Aside from that, the movie is hurt by being too loud, trying to force emotions with theme music as an alternative to good writing, too many CGI action scenes, weak villains, and a loud climax that is hard to follow and full of cross-cuts between the actions of the different characters. To continue on the Star Wars analogy preferred by GoTG director James Gunn, Red Letter Media once pointed out that A New Hope had 1 climax sequence, The Empire Strikes Back had 2, The Return of the Jedi had 3, and The Phantom Menace has 4. Within the climax of GoTG, we have the actions of Peter and company chasing Ronan, Gamorah fighting Nebula, the fighters navigating an air battle, the ground command of Xandar, that of Rocket Racoon, and that of the bounty hunters, so it's a climax sequence divided into ***SIX*** parallel narrative subcomponents, that's pretty bad.

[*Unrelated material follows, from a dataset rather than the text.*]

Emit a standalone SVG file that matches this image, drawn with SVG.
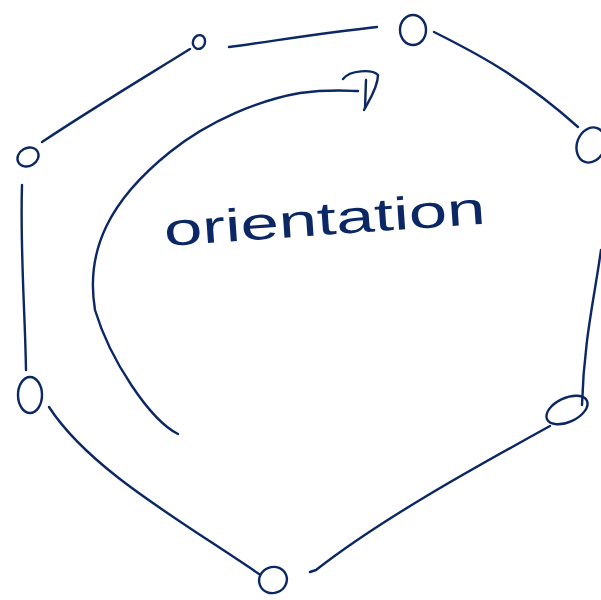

There were several pluses. As said before, a lot of funny jokes. The bonding between the characters is mostly earned. The colour scheme for the movie is consistent so it doesn't hurt the eyes in spite of being CGI. There's a more competent expansion of the mythology than we saw in Thor: The Dark World. Hearing a lot of those old songs was great ... "Cherry Bomb" from The Runaways in a superhero movie? Wow, that was great.
GoTG effectively incorporates story beats we've seen before, but doesnt create many new ones other than the fun time in the collector's lab. GoTG has both dull and fun moments. The jokes are plentiful, funnier than those in Thor: The Dark World but not as funny as those in The Winter Soldier or The Avengers. It's worth seeing once, if you're not otherwise busy. The CGI is good for what it is.
Overall, GoTG is competent, but not inspired.